里地里山の持続的な発展における伝統的知識の果たすべき役割

, ,

ニュース
  • 2014年5月16日     石川県小松市

    5月1日から3日の3日間、里地里山の伝統的な地域の知識に関わる国際会議『里山・社会生態学的生産ランドスケープにおける伝統的な知恵を活かした持続可能な発展』が開催されました。この会議は、金沢大学地域創造学類およびカナダ天然資源森林局の主催、農林水産省、環境省、石川県、小松市の後援および、国連大学サステイナビリティ高等研究所、国連大学高等研究所いしかわ・かなざわオペレーティング・ユニット、京都大学大学院地球環境学堂、筑波大学大学院生命環境科学研究科生命科学専攻の協力により実施されました。

    里山やその他の社会生態学的な生産環境において、伝統的な地域の知識や知恵、慣習が、生物多様性の保全と自然資源の持続的な利用に向けて大きな役割を担うことが、現在、国際的に注目されています。今回の国際会議は、伝統的知識と科学的知識の交換や相乗効果の可能性に光をあて、社会学、農学、林学的アプローチにより、伝統的な知識と科学と政策をつなぐことを目的に開催されました。

    武内和彦上級副学長(国連大学)による基調講演では、里地里山の持続的な発展における伝統的知識の果たすべき役割の重要性が強調されるとともに、里山イニシアティブ(IPSI)を始めとし国連大学が実施している研究内容が示されました。続くセッションは、「伝統的な知恵と科学政策の接点」、「農業の生物多様性と伝統的な知恵」、「森林の生物多様性と伝統的な知恵」、「SEPLS の管理」から構成され、国内外の研究者や政策立案者、国際機関の関係者18名によって、カナダ、ヨーロッパ、オセアニア、石川県能登半島を含むアジアにおける研究発表および事例紹介が行われました。なお、1日目と2日目は一般公開され、一般市民を含む約120名の参加があり、地域的な政策立案者との対話も行われました。
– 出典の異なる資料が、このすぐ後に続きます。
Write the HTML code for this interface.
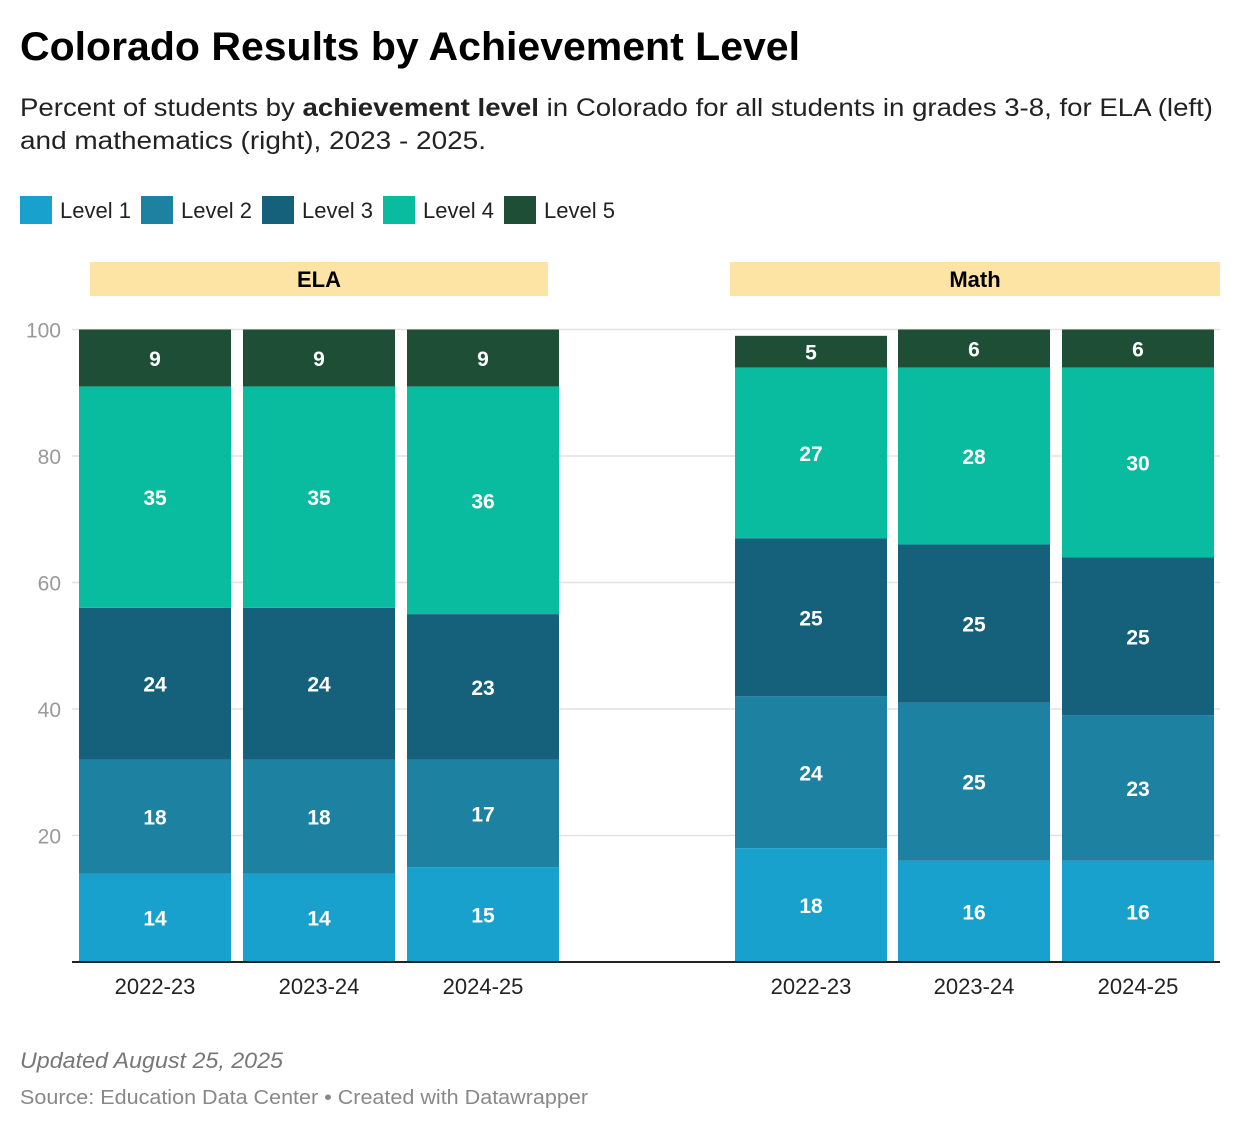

    非公開のファイナルセッションは3日目に行われ、伝統的な知恵とローカルガバナンスに関わる国内事例が3名の研究者によって紹介されました。また、科学者による政策提言に向けた文書案に関する議論が行われました。本国際会議で議論された内容は、生物多様性条約(CBD)や、生物多様性及び生態系サービスに関する政府間科学政策プラットフォーム(IPBES)、食料農業植物遺伝資源条約(ITPGR)などによる国際的な意思決定プロセスに貢献することが期待されています。

    なお、本国際会議は、経済協力開発機構(OECD)による補助を受け、平成25年度環境省環境研究総合推進費1-1303「生態系サービスのシナジーとトレードオフ評価とローカルガバナンスの構築」(研究代表:齊藤修・国連大学)の研究の一環として行われました。